→ **Description of the task**:
Begin at the first line of the data and copy each line through the one containing "markeredgewidth=0.5, label='V/SFE')", that line included, with no pictures.

┄┄┄┄┄┄

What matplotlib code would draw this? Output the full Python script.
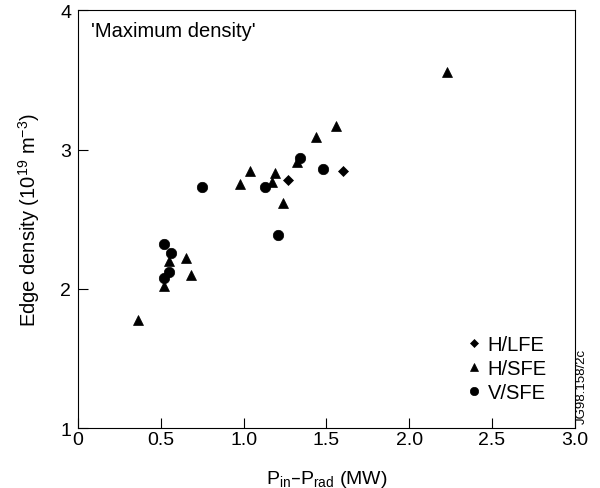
import matplotlib
matplotlib.use("Agg")
import matplotlib.pyplot as plt

plt.rcParams['font.family'] = ['Liberation Sans', 'DejaVu Sans']

# H/LFE (diamonds)
hlfe_x = [1.60, 1.27]
hlfe_y = [2.85, 2.78]
# H/SFE (triangles)
hsfe_x = [2.23, 1.56, 1.44, 1.32, 1.04, 1.19, 0.98, 1.17, 1.24, 0.65, 0.55, 0.68, 0.52, 0.36]
hsfe_y = [3.56, 3.17, 3.09, 2.91, 2.85, 2.83, 2.75, 2.77, 2.62, 2.22, 2.20, 2.10, 2.02, 1.78]
# V/SFE (circles)
vsfe_x = [1.34, 1.48, 0.75, 1.13, 1.21, 0.52, 0.56, 0.55, 0.52]
vsfe_y = [2.94, 2.86, 2.73, 2.73, 2.39, 2.32, 2.26, 2.12, 2.08]

xticks = [0, 0.5, 1.0, 1.5, 2.0, 2.5, 3.0]
xticklabels = ['0', '0.5', '1.0', '1.5', '2.0', '2.5', '3.0']
yticks = [1, 2, 3, 4]

fig = plt.figure(figsize=(6.0, 4.89), dpi=100)
ax = fig.add_axes([0.13, 0.122, 0.828, 0.855])

ax.plot(hlfe_x, hlfe_y, linestyle='none', marker='D', color='black', markersize=5.5,
        markeredgewidth=0.5, label='H/LFE')
ax.plot(hsfe_x, hsfe_y, linestyle='none', marker='^', color='black', markersize=7.5,
        markeredgewidth=0.5, label='H/SFE')
ax.plot(vsfe_x, vsfe_y, linestyle='none', marker='o', color='black', markersize=7.5,
        markeredgewidth=0.5, label='V/SFE')

ax.set_xlim(0, 3.0)
ax.set_ylim(1, 4)
ax.set_xticks(xticks)
ax.set_xticklabels(xticklabels)
ax.set_yticks(yticks)
ax.tick_params(direction='in', length=7, width=0.8, labelsize=14)
ax.tick_params(axis='x', pad=2)
ax.tick_params(axis='y', pad=5)
for s in ax.spines.values():
    s.set_linewidth(0.8)

ax.set_xlabel('P$_{\\mathregular{in}}$–P$_{\\mathregular{rad}}$ (MW)', fontsize=14, labelpad=14)
ax.set_ylabel('Edge density (10$^{\\mathregular{19}}$ m$^{\\mathregular{-3}}$)', fontsize=14.5, labelpad=13)

ax.text(0.027, 0.975, "'Maximum density'", transform=ax.transAxes, fontsize=14.5, va='top', ha='left')

leg = ax.legend(loc='lower right', frameon=False, fontsize=14.5, handletextpad=0.1,
                handlelength=1.2, labelspacing=0.25, markerscale=0.8,
                bbox_to_anchor=(0.98, 0.02))

fig.text(0.97, 0.21, 'JG98.158/2c', rotation=90, fontsize=9.5, ha='center', va='center')

fig.savefig('out.png', dpi=100)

┄┄┄┄┄┄

→ **Response**:
What matplotlib code would draw this? Output the full Python script.
import matplotlib
matplotlib.use("Agg")
import matplotlib.pyplot as plt

plt.rcParams['font.family'] = ['Liberation Sans', 'DejaVu Sans']

# H/LFE (diamonds)
hlfe_x = [1.60, 1.27]
hlfe_y = [2.85, 2.78]
# H/SFE (triangles)
hsfe_x = [2.23, 1.56, 1.44, 1.32, 1.04, 1.19, 0.98, 1.17, 1.24, 0.65, 0.55, 0.68, 0.52, 0.36]
hsfe_y = [3.56, 3.17, 3.09, 2.91, 2.85, 2.83, 2.75, 2.77, 2.62, 2.22, 2.20, 2.10, 2.02, 1.78]
# V/SFE (circles)
vsfe_x = [1.34, 1.48, 0.75, 1.13, 1.21, 0.52, 0.56, 0.55, 0.52]
vsfe_y = [2.94, 2.86, 2.73, 2.73, 2.39, 2.32, 2.26, 2.12, 2.08]

xticks = [0, 0.5, 1.0, 1.5, 2.0, 2.5, 3.0]
xticklabels = ['0', '0.5', '1.0', '1.5', '2.0', '2.5', '3.0']
yticks = [1, 2, 3, 4]

fig = plt.figure(figsize=(6.0, 4.89), dpi=100)
ax = fig.add_axes([0.13, 0.122, 0.828, 0.855])

ax.plot(hlfe_x, hlfe_y, linestyle='none', marker='D', color='black', markersize=5.5,
        markeredgewidth=0.5, label='H/LFE')
ax.plot(hsfe_x, hsfe_y, linestyle='none', marker='^', color='black', markersize=7.5,
        markeredgewidth=0.5, label='H/SFE')
ax.plot(vsfe_x, vsfe_y, linestyle='none', marker='o', color='black', markersize=7.5,
        markeredgewidth=0.5, label='V/SFE')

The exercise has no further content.